## START DATA PROVIDED

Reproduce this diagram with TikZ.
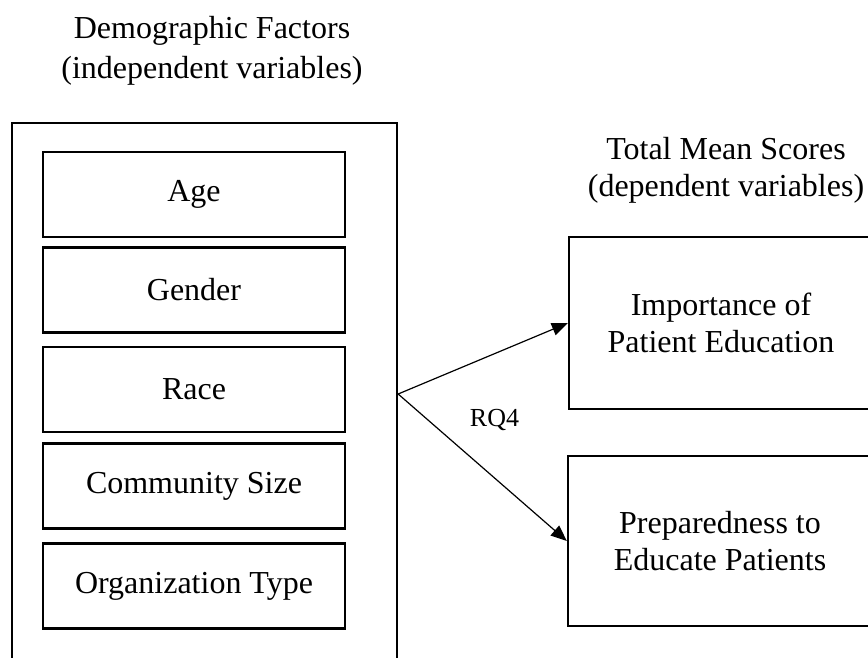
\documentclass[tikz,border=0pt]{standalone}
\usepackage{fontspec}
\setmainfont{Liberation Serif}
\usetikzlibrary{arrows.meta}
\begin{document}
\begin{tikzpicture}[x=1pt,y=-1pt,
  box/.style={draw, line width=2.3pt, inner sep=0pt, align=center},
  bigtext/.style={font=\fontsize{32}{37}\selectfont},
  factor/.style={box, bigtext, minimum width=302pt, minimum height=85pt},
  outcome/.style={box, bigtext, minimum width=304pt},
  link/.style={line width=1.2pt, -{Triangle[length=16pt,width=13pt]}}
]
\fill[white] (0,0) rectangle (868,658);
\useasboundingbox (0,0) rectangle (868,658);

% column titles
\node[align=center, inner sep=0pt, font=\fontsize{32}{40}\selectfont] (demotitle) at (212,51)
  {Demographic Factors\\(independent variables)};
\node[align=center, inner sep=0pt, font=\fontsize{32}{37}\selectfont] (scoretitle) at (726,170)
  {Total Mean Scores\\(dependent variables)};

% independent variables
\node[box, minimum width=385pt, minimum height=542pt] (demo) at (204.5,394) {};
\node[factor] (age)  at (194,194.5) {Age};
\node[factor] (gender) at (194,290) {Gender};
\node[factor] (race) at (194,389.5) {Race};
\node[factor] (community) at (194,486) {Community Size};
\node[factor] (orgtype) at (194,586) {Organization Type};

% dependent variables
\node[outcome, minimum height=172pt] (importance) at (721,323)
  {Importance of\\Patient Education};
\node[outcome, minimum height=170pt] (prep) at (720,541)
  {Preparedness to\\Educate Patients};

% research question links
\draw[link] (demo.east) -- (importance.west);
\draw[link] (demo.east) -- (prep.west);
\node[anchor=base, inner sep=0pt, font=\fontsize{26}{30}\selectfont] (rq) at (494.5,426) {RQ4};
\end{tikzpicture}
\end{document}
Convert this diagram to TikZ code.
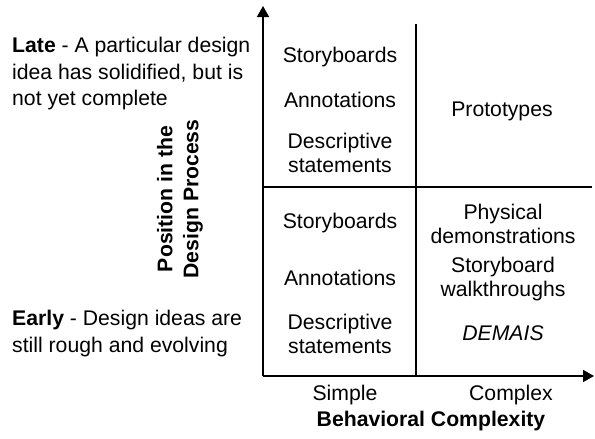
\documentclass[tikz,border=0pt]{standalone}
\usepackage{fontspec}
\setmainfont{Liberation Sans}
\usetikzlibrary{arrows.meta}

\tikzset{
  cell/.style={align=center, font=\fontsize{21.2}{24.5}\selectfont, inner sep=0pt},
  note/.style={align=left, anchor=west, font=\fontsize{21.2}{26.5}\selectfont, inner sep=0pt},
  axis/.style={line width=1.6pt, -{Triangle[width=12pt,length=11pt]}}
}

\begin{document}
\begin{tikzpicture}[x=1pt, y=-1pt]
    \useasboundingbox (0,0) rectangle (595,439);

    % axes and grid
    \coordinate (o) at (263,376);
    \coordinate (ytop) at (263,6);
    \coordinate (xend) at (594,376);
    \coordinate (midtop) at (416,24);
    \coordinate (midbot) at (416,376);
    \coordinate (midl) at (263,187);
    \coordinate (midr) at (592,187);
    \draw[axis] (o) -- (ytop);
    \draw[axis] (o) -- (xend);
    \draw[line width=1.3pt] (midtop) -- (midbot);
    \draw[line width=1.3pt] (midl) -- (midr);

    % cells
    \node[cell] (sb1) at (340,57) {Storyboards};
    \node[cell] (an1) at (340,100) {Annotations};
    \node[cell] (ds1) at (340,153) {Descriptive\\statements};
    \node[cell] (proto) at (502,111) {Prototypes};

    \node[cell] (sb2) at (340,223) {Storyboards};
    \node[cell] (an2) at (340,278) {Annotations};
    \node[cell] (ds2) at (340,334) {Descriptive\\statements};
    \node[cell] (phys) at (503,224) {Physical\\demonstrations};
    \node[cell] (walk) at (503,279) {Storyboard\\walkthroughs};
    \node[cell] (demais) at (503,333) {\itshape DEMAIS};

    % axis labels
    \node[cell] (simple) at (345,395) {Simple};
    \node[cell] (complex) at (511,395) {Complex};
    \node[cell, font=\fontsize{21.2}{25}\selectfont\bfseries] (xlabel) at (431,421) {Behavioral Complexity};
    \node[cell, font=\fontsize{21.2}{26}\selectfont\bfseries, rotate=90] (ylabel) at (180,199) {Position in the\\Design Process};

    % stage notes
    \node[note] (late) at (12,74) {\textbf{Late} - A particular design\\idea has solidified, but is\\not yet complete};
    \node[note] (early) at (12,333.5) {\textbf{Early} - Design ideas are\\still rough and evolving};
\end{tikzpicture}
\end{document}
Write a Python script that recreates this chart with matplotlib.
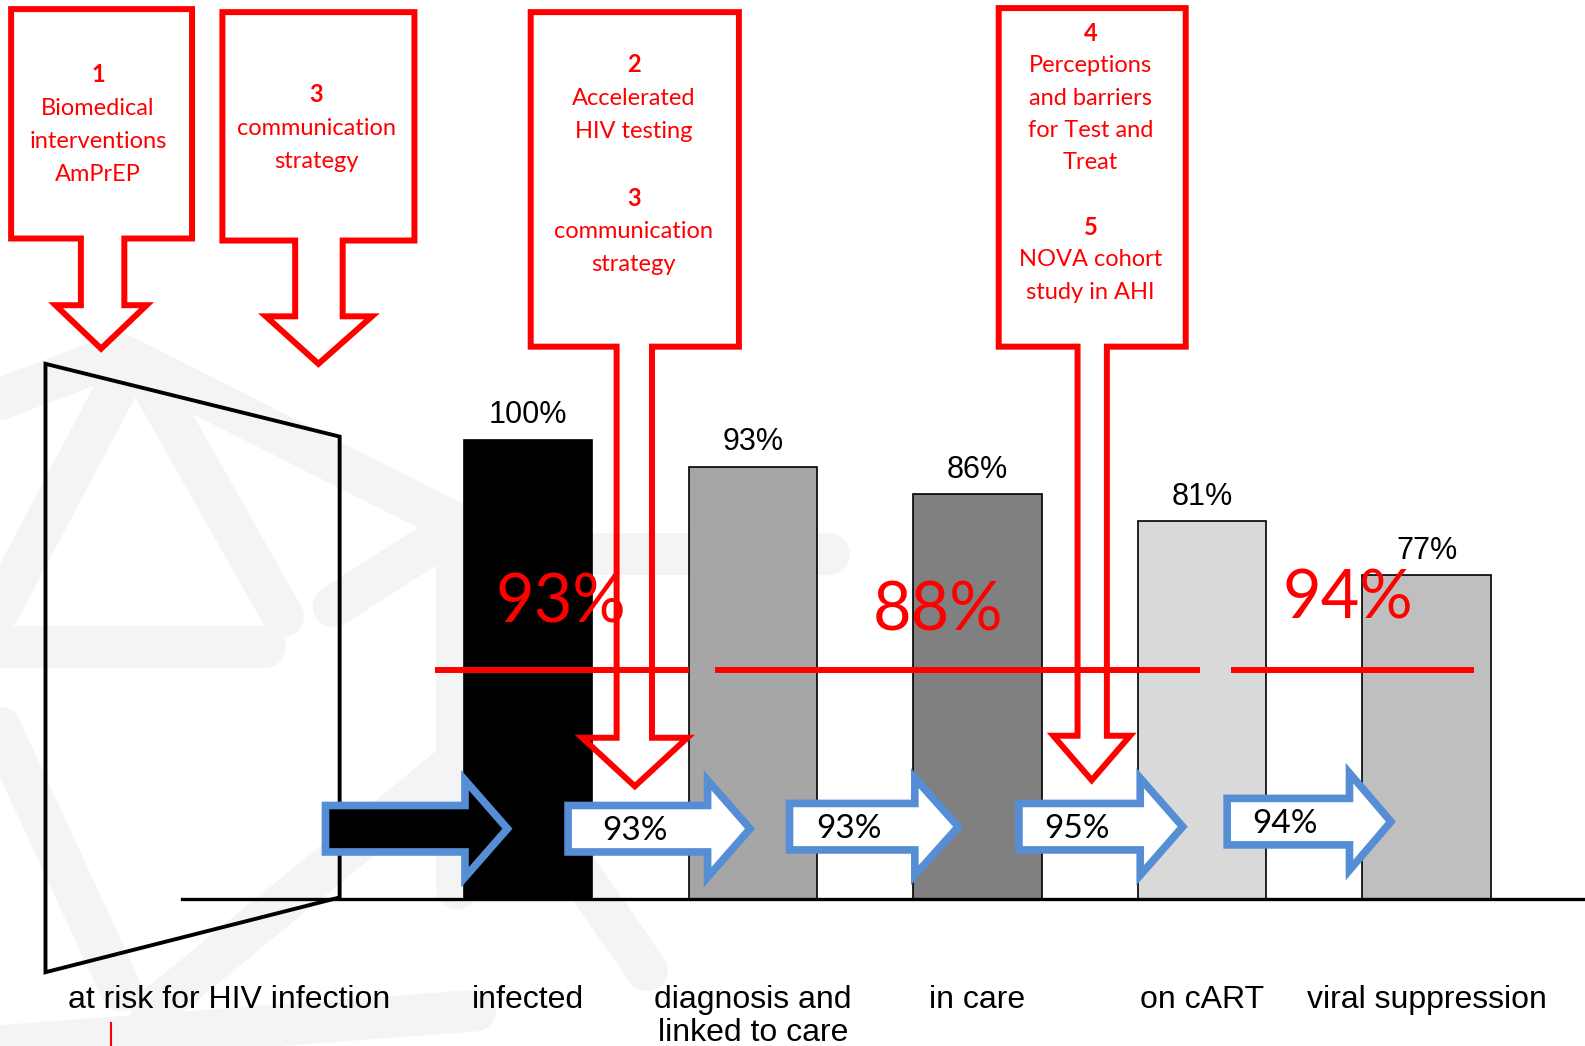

## END DATA PROVIDED

- _STATED TASK_
Leave images out of the retyped records; keep all else exact.

- _RESULT FOR THIS TASK_
Reproduce this diagram with TikZ.
\documentclass[tikz,border=0pt]{standalone}
\usepackage{fontspec}
\setmainfont{Liberation Serif}
\usetikzlibrary{arrows.meta}
\begin{document}
\begin{tikzpicture}[x=1pt,y=-1pt,
  box/.style={draw, line width=2.3pt, inner sep=0pt, align=center},
  bigtext/.style={font=\fontsize{32}{37}\selectfont},
  factor/.style={box, bigtext, minimum width=302pt, minimum height=85pt},
  outcome/.style={box, bigtext, minimum width=304pt},
  link/.style={line width=1.2pt, -{Triangle[length=16pt,width=13pt]}}
]
\fill[white] (0,0) rectangle (868,658);
\useasboundingbox (0,0) rectangle (868,658);

% column titles
\node[align=center, inner sep=0pt, font=\fontsize{32}{40}\selectfont] (demotitle) at (212,51)
  {Demographic Factors\\(independent variables)};
\node[align=center, inner sep=0pt, font=\fontsize{32}{37}\selectfont] (scoretitle) at (726,170)
  {Total Mean Scores\\(dependent variables)};

% independent variables
\node[box, minimum width=385pt, minimum height=542pt] (demo) at (204.5,394) {};
\node[factor] (age)  at (194,194.5) {Age};
\node[factor] (gender) at (194,290) {Gender};
\node[factor] (race) at (194,389.5) {Race};
\node[factor] (community) at (194,486) {Community Size};
\node[factor] (orgtype) at (194,586) {Organization Type};

% dependent variables
\node[outcome, minimum height=172pt] (importance) at (721,323)
  {Importance of\\Patient Education};
\node[outcome, minimum height=170pt] (prep) at (720,541)
  {Preparedness to\\Educate Patients};

% research question links
\draw[link] (demo.east) -- (importance.west);
\draw[link] (demo.east) -- (prep.west);
\node[anchor=base, inner sep=0pt, font=\fontsize{26}{30}\selectfont] (rq) at (494.5,426) {RQ4};
\end{tikzpicture}
\end{document}
Convert this diagram to TikZ code.
\documentclass[tikz,border=0pt]{standalone}
\usepackage{fontspec}
\setmainfont{Liberation Sans}
\usetikzlibrary{arrows.meta}

\tikzset{
  cell/.style={align=center, font=\fontsize{21.2}{24.5}\selectfont, inner sep=0pt},
  note/.style={align=left, anchor=west, font=\fontsize{21.2}{26.5}\selectfont, inner sep=0pt},
  axis/.style={line width=1.6pt, -{Triangle[width=12pt,length=11pt]}}
}

\begin{document}
\begin{tikzpicture}[x=1pt, y=-1pt]
    \useasboundingbox (0,0) rectangle (595,439);

    % axes and grid
    \coordinate (o) at (263,376);
    \coordinate (ytop) at (263,6);
    \coordinate (xend) at (594,376);
    \coordinate (midtop) at (416,24);
    \coordinate (midbot) at (416,376);
    \coordinate (midl) at (263,187);
    \coordinate (midr) at (592,187);
    \draw[axis] (o) -- (ytop);
    \draw[axis] (o) -- (xend);
    \draw[line width=1.3pt] (midtop) -- (midbot);
    \draw[line width=1.3pt] (midl) -- (midr);

    % cells
    \node[cell] (sb1) at (340,57) {Storyboards};
    \node[cell] (an1) at (340,100) {Annotations};
    \node[cell] (ds1) at (340,153) {Descriptive\\statements};
    \node[cell] (proto) at (502,111) {Prototypes};

    \node[cell] (sb2) at (340,223) {Storyboards};
    \node[cell] (an2) at (340,278) {Annotations};
    \node[cell] (ds2) at (340,334) {Descriptive\\statements};
    \node[cell] (phys) at (503,224) {Physical\\demonstrations};
    \node[cell] (walk) at (503,279) {Storyboard\\walkthroughs};
    \node[cell] (demais) at (503,333) {\itshape DEMAIS};

    % axis labels
    \node[cell] (simple) at (345,395) {Simple};
    \node[cell] (complex) at (511,395) {Complex};
    \node[cell, font=\fontsize{21.2}{25}\selectfont\bfseries] (xlabel) at (431,421) {Behavioral Complexity};
    \node[cell, font=\fontsize{21.2}{26}\selectfont\bfseries, rotate=90] (ylabel) at (180,199) {Position in the\\Design Process};

    % stage notes
    \node[note] (late) at (12,74) {\textbf{Late} - A particular design\\idea has solidified, but is\\not yet complete};
    \node[note] (early) at (12,333.5) {\textbf{Early} - Design ideas are\\still rough and evolving};
\end{tikzpicture}
\end{document}
Write a Python script that recreates this chart with matplotlib.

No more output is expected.